# The Mission, The Men and Me.



## Jackel (Sep 8, 2009)

Who's read this book? any good?


----------



## Viper1 (Sep 8, 2009)

Read it.  Decent, good lessons.  He doesn't get sidetracked with the operational missions.  Tells enough to let the reader know how they apply.  Another good thing is that the lesson vignettes are not all combat.  There are a couple vignettes that come from training scenarios.  Worth the money but that's just :2c:

DISCLAIMER:  Never served with the author, never knew anything about him until I read the book.


----------



## Jackel (Sep 8, 2009)

thanks man, looks like I might cash in those :2c:


----------



## Teufel (Sep 8, 2009)

I thought it was a great book.  I see a lot of parallels in my own life; Col Blaber ran into a lot of the same roadblocks dealing with the conventional Army that I have (substitute USMC for Army in my case).  His philosophy of accomplish the mission first, then take care of your men and finally look after your own interests resounded pretty deeply with me.  If more people made decisions based on this simple three step thought process much more would accomplished.  

I have seen several officers knowingly make bad decisions because they received a lot of pressure from higher and were afraid to give them any push back.  The directives from higher will accomplish the mission but at a greater cost to the men.  According to Blaber's metric this doesn't fly and that decision needs to be scrapped.  Unfortunately a lot of people will skip ahead to the "me" and make a decision based on potential repercussions to themselves or their careers.  Often times it is possible to convince higher to take a different direction if you make a good case for it.  

Blaber does this numerous times during Operation Anaconda.  He wasn't always able to change the minds of the conventional force commanders but he did put himself and his men in a position to affect the outcome of the battle.  Go buy the book, and I would also recommend Paul Howe's Leadership and Training for the fight.


----------



## Brando (Sep 8, 2009)

It's a pretty quick read, easily accessible style and has some good conceptual framework idea's.  :2c:


----------



## Ravage (Sep 9, 2009)

I'm reading it right now - lots of good things to learn from it I have...hmmm...


----------



## MADMIKE175 (Sep 9, 2009)

I thought it was excellent.

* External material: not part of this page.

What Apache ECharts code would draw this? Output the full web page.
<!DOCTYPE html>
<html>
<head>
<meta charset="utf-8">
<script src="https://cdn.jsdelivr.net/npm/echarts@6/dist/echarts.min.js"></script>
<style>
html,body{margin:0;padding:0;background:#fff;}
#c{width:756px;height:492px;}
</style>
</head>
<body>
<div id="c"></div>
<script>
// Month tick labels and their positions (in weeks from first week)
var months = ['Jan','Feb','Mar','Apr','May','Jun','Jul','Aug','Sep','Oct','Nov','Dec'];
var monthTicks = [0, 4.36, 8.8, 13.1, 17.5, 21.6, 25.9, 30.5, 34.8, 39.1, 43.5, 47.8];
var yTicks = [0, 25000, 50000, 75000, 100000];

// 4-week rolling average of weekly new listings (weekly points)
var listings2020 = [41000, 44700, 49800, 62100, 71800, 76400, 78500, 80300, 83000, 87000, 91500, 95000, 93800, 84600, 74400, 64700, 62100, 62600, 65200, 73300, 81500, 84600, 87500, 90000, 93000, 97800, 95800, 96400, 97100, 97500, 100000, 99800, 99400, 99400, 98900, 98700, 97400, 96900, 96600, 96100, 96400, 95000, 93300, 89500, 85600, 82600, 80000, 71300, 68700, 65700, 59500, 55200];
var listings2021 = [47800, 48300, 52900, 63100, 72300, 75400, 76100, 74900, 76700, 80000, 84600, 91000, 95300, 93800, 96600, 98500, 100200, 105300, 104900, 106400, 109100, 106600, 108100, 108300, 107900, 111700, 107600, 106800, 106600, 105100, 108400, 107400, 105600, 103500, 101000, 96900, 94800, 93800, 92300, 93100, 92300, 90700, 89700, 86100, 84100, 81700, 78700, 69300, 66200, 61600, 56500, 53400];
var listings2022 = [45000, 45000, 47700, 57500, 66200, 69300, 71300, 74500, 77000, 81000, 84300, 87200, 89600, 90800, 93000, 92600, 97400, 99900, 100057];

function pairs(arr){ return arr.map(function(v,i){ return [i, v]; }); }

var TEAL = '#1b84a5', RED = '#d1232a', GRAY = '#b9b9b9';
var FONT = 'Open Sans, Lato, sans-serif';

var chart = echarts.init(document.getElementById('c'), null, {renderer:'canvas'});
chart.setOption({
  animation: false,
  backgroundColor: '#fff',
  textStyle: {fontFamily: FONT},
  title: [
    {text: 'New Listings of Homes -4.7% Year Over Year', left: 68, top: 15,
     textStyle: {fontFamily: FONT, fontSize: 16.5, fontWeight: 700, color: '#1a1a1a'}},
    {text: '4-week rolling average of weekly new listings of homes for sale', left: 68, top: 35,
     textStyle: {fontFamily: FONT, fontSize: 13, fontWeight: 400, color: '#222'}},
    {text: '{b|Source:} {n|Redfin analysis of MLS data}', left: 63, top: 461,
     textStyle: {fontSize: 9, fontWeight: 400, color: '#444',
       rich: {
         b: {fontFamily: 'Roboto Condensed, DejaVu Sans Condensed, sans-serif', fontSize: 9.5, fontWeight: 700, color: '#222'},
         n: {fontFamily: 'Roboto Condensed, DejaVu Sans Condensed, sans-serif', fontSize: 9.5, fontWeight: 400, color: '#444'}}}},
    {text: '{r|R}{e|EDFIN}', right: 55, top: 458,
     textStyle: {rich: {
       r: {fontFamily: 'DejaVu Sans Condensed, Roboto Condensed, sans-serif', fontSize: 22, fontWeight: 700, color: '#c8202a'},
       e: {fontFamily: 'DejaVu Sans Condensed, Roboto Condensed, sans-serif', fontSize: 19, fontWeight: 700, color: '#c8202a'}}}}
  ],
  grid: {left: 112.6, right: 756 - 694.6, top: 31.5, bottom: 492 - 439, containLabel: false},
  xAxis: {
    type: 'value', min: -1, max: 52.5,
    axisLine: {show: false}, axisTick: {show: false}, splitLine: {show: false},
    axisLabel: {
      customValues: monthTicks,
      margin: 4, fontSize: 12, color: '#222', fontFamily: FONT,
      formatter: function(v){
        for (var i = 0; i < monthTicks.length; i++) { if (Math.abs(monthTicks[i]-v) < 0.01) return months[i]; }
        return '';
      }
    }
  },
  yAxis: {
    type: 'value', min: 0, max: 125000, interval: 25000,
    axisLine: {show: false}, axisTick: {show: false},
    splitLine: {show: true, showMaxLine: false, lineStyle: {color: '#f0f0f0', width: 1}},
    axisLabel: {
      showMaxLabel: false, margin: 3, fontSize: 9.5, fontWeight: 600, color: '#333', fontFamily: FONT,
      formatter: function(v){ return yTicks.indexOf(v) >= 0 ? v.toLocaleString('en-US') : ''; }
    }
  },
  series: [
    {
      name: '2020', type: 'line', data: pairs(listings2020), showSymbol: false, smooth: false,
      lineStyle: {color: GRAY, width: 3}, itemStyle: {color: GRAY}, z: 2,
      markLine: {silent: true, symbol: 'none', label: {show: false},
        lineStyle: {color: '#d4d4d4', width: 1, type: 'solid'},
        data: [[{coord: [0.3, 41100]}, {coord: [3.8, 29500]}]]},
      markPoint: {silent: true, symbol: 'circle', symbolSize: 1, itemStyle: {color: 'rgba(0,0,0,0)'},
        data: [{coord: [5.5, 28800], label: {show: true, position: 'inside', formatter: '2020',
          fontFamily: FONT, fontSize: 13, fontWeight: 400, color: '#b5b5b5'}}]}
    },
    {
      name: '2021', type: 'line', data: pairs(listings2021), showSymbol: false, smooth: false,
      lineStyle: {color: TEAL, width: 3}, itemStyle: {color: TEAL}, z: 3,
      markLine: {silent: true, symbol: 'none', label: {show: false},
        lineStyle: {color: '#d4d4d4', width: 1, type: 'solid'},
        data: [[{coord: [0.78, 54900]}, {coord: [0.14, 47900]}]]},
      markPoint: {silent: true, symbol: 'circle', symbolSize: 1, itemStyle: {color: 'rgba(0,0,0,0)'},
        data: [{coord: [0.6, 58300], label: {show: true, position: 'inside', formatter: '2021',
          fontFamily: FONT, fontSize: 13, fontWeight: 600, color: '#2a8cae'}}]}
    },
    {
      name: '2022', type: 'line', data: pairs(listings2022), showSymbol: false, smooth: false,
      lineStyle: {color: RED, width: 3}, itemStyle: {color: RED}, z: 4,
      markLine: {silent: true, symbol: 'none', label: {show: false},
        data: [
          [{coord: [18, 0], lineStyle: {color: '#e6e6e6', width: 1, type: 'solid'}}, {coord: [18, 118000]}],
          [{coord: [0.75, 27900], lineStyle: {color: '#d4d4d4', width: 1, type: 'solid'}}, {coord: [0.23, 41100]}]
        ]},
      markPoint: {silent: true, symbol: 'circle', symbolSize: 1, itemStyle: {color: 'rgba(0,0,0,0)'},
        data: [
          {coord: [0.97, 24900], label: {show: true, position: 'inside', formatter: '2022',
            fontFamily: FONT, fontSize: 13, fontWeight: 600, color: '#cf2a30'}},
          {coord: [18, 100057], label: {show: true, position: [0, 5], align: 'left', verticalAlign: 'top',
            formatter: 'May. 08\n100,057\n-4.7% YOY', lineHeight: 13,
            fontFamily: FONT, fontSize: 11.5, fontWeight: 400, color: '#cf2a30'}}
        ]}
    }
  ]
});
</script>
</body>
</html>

Nothing mind blowingly new or earth shattering, but excellent - it's always good to hear somethings over and over.


----------



## Ravage (Sep 9, 2009)

I liked the "Lewis and Clarke discover bin Laden" part.


----------



## JJOIFVET (Sep 9, 2009)

Good book. I could actually read it because it was well thought out and well written unlike killing Bin Laden.


----------



## car (Sep 30, 2009)

Great read!  I really like how he translated mission lessons learned into life lessons.

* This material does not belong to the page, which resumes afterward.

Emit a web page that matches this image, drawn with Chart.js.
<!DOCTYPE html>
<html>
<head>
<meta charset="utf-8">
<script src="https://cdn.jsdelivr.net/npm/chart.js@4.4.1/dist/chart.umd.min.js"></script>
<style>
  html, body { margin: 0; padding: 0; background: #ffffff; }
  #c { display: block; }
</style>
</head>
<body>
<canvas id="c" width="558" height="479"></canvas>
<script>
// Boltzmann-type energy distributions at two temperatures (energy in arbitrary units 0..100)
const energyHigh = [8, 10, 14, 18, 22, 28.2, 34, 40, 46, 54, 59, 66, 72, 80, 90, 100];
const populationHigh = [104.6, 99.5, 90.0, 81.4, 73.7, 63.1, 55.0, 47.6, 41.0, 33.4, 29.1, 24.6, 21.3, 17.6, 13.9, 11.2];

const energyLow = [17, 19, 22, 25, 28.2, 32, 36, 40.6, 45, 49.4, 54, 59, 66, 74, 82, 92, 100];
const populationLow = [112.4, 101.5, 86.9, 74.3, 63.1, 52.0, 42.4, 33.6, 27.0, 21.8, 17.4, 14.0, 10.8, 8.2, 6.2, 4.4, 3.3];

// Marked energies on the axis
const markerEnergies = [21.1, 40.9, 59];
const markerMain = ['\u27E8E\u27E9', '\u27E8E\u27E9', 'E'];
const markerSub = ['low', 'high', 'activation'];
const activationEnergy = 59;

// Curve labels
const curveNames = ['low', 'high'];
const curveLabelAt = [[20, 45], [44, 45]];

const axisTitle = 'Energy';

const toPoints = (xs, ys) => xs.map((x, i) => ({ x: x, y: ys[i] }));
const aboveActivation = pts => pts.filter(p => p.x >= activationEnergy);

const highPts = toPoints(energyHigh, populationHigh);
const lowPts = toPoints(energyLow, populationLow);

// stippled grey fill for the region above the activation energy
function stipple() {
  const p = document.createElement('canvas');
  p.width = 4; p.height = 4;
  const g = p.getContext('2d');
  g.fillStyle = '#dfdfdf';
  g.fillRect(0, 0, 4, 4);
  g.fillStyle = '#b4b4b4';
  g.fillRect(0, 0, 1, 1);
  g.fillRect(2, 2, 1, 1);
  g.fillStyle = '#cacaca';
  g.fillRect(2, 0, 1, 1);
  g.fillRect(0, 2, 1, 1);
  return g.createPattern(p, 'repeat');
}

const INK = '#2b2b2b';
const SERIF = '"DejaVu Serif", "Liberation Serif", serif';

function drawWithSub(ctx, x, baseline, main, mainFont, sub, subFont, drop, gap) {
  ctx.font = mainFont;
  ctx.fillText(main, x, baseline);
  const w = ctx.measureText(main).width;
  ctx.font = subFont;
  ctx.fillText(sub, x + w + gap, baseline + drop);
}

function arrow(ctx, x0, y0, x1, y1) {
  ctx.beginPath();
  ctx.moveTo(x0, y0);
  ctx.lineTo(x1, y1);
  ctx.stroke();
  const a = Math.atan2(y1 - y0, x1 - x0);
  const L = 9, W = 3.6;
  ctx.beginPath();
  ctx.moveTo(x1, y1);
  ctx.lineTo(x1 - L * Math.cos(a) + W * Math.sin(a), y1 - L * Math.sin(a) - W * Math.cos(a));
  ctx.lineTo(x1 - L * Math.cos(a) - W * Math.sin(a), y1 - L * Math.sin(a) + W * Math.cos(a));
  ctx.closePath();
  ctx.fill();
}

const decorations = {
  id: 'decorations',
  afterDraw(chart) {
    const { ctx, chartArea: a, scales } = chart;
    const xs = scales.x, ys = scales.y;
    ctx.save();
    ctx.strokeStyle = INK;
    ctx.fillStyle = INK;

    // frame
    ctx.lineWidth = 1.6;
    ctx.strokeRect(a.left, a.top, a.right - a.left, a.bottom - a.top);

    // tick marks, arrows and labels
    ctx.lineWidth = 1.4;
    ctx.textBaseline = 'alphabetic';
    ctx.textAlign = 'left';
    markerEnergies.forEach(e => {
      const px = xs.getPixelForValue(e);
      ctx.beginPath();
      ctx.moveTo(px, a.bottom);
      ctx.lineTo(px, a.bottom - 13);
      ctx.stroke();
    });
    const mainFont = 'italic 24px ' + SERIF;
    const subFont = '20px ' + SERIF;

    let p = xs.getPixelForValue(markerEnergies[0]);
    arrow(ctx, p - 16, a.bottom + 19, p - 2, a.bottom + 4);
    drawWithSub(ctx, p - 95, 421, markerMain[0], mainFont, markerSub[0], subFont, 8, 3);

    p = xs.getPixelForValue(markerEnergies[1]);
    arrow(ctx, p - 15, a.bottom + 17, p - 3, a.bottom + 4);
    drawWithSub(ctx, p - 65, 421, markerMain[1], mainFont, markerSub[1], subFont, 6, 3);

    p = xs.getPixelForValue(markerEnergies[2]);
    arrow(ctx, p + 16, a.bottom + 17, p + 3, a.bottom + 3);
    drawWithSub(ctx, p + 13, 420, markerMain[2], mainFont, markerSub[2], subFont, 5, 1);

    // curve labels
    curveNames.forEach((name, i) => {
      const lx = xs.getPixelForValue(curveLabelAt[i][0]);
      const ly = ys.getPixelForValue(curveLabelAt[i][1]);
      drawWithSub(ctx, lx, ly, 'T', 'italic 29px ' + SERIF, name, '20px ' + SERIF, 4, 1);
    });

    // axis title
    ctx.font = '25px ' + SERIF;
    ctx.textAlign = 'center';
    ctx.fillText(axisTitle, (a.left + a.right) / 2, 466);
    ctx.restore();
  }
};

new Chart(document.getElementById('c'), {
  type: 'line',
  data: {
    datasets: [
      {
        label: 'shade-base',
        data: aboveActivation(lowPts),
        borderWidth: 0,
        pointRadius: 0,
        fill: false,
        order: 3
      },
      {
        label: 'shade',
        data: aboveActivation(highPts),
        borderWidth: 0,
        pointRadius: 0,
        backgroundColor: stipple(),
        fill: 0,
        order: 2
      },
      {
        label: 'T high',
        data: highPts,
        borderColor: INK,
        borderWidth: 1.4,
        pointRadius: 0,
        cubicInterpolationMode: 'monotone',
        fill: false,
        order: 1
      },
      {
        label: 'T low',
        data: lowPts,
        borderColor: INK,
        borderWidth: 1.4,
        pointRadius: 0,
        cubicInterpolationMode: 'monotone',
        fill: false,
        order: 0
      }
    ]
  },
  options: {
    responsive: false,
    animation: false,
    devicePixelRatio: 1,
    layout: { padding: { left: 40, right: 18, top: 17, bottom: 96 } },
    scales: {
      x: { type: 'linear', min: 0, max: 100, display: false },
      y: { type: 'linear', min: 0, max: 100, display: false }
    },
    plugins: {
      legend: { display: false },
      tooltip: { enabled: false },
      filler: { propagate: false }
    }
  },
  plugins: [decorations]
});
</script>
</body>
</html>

About to tackle Boykins book. I suspect it will be way different from reading Blaber's book.


----------



## 7point62 (Oct 2, 2009)

Blaber's a very good writer. I want Mrs 7point62 to read it because the hang-ups of Big Army are also the hang-ups of government bureaucracies and big corporations. People with authority feel obligated to give orders even if they don't know WTF is going on.


----------



## TLDR20 (Oct 2, 2009)

This was a great book, I loved the don't get treed by a chihuahua chapter.


----------